The former Delaware senator has touted his decades-long environmental record in Congress and the Obama White House, but progressives argue that his approach to climate change is outdated and his record is anything but spotless.

Biden’s position on climate could open him up to further attacks from the left wing of the party and create an obstacle to winning the party’s nomination, especially since the environment is the main concern for liberal voters.

According to media reports, his plan’s main goals will consist of keeping the U.S. in the 2015 Paris climate agreement and reversing the Trump administration’s rollback of Obama-era environmental rules.

Biden has denied the characterization. “You never heard me say middle of the road. I’ve never been middle of the road on the environment,” Biden told reporters in response to the criticism.

A final note—of caution

A vote for the environment or against the establishment?  Green parties’ surprisingly strong showing in elections for the 751-seat European Parliament has raised hopes — particularly among young voters — that global warming and other environmental issues will get more serious consideration on the continent.

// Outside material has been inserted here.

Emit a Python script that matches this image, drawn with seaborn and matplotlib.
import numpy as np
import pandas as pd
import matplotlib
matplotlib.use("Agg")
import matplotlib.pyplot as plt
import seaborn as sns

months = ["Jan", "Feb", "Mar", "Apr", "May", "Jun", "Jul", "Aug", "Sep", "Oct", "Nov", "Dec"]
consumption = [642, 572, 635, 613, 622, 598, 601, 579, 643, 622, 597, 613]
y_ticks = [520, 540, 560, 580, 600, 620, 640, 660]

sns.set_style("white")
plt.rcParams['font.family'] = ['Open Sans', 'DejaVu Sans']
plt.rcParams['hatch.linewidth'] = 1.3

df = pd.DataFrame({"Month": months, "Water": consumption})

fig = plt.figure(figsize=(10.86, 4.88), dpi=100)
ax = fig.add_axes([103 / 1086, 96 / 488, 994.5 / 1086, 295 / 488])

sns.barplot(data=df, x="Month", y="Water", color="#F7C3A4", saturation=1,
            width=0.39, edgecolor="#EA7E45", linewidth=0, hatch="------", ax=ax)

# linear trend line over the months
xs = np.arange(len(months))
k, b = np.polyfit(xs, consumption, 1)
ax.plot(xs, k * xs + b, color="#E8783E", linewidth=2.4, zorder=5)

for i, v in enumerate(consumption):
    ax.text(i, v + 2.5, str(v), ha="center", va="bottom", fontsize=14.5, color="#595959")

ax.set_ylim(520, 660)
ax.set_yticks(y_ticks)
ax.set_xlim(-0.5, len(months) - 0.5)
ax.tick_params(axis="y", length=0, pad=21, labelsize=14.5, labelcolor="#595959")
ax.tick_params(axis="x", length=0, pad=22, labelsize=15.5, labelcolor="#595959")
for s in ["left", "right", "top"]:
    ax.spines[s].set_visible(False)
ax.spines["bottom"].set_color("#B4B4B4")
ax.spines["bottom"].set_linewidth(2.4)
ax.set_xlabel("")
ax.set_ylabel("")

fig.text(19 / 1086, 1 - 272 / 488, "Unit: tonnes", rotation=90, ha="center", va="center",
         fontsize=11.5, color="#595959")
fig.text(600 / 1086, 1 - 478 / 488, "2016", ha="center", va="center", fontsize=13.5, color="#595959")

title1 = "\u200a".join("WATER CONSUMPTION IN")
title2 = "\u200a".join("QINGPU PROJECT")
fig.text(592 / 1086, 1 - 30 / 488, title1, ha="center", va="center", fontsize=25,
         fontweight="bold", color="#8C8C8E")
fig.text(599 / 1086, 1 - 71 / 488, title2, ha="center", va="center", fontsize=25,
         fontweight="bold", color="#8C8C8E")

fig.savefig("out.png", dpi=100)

Provisional results Monday showed the left-leaning Greens coming in fourth in the balloting with 69 seats, an increase of 17 from the last election, five years ago. Perhaps more significantly, the results showed how environmental concerns could transcend the political issues that dominate most European Union elections.

Although the Greens made a strong showing in the elections, it’s not at all clear that the votes were in support of climate action. The fact that far-right groups like France’s Marine Le Pen’s Rassemblement National in France, Salvini’s La Lega in Italy, Vlam Belang’s in Belgium, and Nigel Farage’s Brexit party in the UK, suggest that rejection of establishment politicians is still alive and well throughout EU. As I’ve written before, populism is bad for the environment.